What is expected: Write each line of the material exactly as given, from the top through the line that contains "import plotly.graph_objects as go", and omit all pictures.

Extracted entries:
'''

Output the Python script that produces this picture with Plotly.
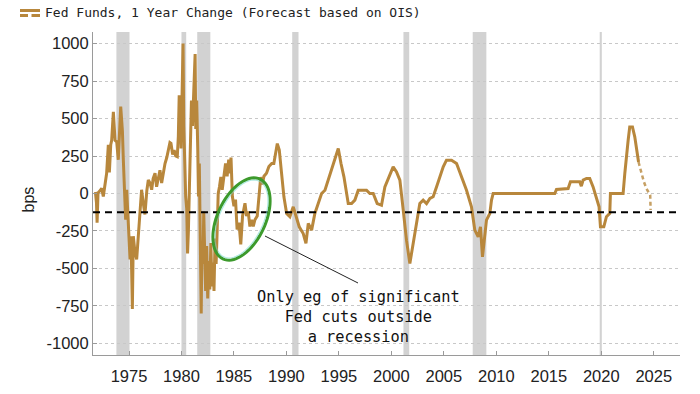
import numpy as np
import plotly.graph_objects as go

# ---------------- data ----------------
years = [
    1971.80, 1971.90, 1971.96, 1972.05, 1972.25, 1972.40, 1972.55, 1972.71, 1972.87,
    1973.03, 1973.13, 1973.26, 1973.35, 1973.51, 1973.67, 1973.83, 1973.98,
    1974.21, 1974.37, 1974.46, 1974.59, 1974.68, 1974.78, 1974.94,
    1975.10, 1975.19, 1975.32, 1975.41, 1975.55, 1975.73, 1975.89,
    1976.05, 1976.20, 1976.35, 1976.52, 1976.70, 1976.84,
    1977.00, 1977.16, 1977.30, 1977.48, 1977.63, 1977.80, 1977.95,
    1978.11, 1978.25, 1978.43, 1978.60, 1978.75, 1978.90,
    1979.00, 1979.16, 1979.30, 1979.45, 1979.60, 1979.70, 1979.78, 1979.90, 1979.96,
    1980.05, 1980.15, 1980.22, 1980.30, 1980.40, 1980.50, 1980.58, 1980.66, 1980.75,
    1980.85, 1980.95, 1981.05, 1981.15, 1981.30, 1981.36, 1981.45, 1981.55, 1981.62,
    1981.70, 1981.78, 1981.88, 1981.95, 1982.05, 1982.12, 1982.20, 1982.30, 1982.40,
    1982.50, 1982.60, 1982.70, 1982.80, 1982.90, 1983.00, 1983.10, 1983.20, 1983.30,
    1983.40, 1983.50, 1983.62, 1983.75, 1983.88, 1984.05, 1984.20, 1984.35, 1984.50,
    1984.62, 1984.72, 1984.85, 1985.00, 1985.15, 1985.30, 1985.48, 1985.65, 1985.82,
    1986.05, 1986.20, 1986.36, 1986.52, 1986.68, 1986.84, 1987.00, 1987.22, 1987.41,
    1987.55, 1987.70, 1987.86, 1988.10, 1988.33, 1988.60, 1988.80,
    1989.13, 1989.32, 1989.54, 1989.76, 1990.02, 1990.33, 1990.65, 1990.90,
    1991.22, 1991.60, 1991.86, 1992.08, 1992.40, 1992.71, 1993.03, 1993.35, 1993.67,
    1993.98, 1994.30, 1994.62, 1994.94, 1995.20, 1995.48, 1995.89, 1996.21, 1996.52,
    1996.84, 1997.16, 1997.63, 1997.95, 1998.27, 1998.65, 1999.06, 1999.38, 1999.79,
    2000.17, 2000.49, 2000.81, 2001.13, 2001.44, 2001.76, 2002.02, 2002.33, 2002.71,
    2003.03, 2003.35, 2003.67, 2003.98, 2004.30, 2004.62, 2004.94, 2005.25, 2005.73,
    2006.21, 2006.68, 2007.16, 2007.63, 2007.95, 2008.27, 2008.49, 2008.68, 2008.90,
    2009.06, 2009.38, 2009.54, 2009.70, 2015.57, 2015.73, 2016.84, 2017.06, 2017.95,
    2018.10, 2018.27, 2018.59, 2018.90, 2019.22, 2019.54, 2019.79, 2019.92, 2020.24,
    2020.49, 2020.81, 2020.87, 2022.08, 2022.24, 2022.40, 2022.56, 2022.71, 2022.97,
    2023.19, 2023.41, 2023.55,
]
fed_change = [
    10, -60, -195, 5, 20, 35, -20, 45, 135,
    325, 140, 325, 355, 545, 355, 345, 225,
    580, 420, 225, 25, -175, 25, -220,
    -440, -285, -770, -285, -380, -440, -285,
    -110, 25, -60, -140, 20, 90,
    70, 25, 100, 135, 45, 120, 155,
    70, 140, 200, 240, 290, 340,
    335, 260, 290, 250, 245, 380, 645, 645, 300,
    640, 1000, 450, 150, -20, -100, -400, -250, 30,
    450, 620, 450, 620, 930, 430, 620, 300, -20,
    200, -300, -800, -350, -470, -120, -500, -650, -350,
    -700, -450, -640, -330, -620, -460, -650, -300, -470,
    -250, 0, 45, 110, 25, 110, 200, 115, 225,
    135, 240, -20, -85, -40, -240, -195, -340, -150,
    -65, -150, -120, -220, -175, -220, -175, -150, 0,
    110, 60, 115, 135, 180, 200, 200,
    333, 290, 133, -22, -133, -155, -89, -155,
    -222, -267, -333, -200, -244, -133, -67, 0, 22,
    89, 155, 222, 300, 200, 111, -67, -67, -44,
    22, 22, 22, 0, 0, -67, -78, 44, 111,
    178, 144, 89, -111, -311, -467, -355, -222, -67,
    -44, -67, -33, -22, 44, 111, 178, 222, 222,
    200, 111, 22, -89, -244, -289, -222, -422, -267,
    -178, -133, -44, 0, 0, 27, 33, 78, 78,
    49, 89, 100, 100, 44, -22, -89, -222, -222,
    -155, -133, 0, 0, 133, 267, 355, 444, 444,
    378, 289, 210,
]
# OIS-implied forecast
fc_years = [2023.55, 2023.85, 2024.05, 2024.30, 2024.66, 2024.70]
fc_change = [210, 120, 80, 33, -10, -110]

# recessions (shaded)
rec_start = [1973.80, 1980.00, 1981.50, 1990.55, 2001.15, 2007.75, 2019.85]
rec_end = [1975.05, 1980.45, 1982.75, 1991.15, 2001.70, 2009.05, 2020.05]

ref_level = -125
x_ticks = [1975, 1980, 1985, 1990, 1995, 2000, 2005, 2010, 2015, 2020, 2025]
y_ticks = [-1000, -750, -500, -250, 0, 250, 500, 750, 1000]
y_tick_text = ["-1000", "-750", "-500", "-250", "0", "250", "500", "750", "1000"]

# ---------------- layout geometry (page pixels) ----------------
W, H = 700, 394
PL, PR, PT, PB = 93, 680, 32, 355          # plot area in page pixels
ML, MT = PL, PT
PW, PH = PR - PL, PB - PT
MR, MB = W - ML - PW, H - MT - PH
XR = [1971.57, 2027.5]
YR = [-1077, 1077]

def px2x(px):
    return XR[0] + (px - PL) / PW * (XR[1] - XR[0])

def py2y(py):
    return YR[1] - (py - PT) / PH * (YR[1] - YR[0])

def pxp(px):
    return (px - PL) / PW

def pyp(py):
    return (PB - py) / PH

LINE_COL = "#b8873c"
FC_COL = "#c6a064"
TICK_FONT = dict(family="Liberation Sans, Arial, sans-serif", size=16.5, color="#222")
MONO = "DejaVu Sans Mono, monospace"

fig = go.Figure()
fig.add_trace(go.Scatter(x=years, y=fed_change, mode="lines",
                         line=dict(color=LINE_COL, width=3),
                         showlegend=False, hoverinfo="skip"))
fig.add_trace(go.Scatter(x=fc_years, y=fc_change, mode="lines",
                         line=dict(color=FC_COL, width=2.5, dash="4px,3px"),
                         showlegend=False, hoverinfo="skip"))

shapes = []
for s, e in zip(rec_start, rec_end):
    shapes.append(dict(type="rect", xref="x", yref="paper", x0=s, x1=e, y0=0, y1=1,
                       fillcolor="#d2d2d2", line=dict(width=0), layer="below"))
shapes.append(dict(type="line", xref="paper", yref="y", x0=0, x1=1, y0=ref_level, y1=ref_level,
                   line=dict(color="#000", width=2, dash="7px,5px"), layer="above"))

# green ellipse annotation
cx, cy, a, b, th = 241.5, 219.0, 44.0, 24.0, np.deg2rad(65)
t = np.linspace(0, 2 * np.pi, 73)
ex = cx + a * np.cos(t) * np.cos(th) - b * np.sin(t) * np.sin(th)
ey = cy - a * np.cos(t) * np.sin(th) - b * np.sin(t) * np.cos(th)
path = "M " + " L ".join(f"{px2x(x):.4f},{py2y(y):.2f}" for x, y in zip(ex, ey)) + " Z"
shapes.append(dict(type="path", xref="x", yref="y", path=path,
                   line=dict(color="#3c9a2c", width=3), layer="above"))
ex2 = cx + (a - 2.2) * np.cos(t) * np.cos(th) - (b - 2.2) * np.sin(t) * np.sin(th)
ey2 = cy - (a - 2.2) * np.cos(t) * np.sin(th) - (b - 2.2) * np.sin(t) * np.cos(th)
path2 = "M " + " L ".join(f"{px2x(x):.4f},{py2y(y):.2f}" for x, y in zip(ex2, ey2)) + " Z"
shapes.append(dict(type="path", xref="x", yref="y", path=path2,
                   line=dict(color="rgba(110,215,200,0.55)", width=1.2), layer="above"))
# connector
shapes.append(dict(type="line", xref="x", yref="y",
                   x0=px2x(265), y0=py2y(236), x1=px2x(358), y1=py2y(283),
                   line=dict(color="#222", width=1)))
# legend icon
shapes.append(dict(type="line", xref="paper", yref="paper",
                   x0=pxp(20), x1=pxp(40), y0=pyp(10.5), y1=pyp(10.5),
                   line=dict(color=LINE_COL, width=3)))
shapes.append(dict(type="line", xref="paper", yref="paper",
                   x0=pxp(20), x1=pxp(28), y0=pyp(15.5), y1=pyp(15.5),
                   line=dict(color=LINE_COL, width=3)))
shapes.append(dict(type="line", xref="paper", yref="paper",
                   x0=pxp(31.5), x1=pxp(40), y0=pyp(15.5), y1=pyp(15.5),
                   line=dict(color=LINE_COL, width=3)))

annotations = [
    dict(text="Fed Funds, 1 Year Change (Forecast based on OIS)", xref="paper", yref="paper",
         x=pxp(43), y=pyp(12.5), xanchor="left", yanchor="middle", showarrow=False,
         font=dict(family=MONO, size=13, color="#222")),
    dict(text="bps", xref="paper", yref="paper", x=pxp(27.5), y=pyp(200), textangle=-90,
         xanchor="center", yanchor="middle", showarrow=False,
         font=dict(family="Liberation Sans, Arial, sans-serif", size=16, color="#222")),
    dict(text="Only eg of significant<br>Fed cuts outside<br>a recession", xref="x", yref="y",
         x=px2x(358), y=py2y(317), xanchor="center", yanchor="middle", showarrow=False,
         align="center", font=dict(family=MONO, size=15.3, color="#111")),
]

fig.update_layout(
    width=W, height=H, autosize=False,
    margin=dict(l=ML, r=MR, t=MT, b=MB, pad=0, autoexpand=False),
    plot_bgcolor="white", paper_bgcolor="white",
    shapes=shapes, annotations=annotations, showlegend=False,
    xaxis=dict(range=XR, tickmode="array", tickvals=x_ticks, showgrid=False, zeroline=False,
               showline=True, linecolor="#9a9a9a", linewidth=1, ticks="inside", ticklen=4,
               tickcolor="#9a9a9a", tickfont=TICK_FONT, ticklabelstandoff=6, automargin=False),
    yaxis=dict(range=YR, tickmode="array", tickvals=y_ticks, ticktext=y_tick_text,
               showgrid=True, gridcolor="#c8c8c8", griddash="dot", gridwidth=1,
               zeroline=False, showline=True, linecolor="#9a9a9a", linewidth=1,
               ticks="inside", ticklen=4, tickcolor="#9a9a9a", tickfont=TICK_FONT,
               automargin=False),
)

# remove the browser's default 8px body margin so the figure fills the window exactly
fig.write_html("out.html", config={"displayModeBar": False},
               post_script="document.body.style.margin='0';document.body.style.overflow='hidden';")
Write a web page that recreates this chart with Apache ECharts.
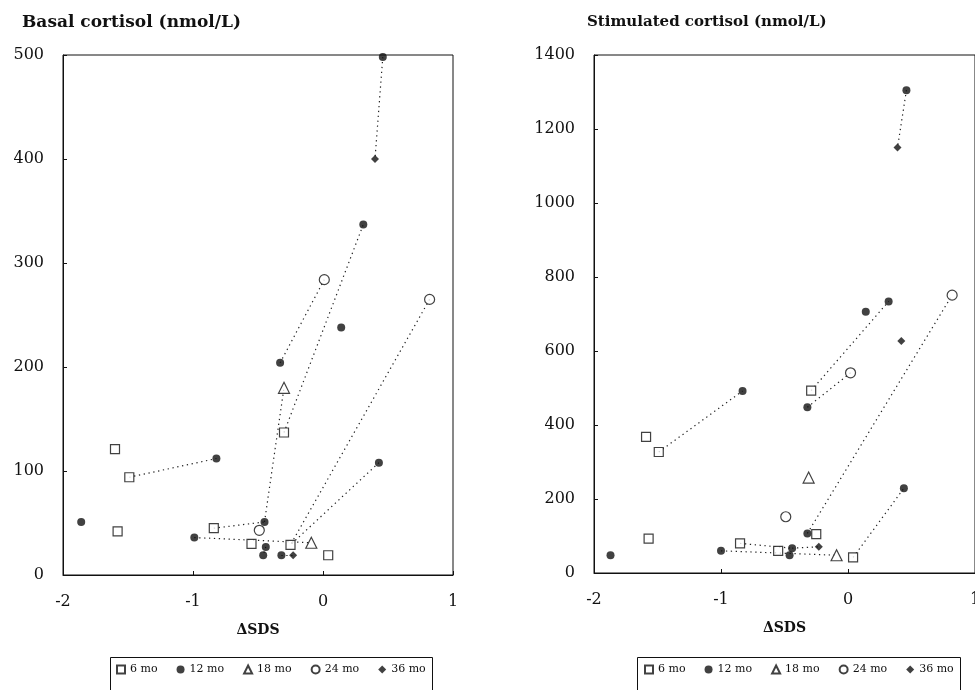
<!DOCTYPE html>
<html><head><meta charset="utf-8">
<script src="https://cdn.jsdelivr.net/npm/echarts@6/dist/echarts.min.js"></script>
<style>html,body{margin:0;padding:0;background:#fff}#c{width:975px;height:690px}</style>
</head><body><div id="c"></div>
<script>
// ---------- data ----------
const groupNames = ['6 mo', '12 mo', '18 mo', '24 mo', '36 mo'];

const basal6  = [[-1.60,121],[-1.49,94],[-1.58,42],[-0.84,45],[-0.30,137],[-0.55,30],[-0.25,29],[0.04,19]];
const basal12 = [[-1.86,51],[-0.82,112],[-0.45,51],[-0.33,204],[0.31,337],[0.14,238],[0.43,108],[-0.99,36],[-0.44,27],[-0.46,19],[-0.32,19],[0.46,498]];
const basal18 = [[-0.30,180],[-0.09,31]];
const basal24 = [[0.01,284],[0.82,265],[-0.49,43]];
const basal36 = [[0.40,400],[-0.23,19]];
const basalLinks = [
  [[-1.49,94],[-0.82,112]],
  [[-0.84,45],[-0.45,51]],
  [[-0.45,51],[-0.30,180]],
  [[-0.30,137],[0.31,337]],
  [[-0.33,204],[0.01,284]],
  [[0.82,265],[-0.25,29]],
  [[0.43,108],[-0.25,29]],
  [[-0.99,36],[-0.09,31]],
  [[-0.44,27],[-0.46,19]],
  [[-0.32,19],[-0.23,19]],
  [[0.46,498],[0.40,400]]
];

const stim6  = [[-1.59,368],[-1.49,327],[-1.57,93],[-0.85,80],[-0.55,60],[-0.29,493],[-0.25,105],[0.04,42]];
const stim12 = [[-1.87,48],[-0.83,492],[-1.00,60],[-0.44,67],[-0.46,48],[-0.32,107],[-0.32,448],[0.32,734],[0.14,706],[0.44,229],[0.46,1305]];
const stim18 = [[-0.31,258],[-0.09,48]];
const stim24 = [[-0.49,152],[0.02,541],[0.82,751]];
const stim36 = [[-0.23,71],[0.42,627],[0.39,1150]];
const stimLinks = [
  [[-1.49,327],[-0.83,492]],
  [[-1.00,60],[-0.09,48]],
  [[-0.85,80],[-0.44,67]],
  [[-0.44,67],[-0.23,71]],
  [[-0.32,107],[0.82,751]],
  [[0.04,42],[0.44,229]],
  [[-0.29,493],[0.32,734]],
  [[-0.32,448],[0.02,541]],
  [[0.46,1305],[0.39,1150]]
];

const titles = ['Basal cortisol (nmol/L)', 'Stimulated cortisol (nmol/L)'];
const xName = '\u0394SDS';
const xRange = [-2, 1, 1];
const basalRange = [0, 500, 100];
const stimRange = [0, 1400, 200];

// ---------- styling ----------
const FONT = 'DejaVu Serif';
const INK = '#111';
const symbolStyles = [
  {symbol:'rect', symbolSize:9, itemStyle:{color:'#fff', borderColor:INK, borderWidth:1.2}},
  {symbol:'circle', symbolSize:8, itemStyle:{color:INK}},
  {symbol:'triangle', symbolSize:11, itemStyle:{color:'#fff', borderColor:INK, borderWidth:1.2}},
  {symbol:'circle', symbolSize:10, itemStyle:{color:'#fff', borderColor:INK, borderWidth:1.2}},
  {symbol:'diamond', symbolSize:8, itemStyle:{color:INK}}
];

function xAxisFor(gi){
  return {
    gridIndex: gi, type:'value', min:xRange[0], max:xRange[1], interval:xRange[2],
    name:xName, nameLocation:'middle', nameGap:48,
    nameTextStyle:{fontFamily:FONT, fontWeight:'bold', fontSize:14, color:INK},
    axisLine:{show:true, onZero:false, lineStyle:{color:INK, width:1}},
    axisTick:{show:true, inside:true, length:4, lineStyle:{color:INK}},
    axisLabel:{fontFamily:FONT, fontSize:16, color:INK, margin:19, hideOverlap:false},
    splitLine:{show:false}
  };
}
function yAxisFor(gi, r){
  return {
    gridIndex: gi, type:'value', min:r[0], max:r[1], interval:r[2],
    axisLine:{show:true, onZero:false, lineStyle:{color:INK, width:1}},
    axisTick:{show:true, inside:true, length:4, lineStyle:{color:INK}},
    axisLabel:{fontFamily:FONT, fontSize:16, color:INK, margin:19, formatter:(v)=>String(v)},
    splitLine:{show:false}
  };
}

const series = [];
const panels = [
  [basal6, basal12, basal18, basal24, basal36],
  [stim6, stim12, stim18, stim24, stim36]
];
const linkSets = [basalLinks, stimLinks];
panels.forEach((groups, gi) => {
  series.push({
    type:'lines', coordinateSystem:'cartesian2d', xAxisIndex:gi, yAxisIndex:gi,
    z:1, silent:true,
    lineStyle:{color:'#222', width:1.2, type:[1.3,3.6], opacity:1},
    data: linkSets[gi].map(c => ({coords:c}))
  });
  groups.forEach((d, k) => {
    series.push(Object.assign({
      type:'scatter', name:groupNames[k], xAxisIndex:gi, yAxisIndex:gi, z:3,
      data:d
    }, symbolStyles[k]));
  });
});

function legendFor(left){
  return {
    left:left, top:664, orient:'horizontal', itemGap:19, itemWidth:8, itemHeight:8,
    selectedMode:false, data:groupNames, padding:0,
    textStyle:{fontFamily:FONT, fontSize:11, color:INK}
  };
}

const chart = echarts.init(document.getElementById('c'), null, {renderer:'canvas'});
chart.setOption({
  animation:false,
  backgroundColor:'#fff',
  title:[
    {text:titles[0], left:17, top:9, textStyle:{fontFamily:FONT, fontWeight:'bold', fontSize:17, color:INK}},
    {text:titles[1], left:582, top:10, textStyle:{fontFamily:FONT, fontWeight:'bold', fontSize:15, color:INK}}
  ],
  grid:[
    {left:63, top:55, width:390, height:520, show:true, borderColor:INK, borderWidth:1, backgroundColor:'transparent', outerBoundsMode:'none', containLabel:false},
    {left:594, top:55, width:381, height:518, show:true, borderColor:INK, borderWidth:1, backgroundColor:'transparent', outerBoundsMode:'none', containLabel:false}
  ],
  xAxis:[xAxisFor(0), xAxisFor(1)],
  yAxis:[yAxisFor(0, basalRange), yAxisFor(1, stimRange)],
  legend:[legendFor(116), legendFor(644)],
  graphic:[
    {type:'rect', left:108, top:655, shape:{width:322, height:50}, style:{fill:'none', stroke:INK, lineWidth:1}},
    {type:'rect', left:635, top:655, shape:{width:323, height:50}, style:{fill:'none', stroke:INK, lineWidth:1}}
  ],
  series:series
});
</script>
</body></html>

'''

Finished answer:
Output the Python script that produces this picture with Plotly.
import numpy as np
import plotly.graph_objects as go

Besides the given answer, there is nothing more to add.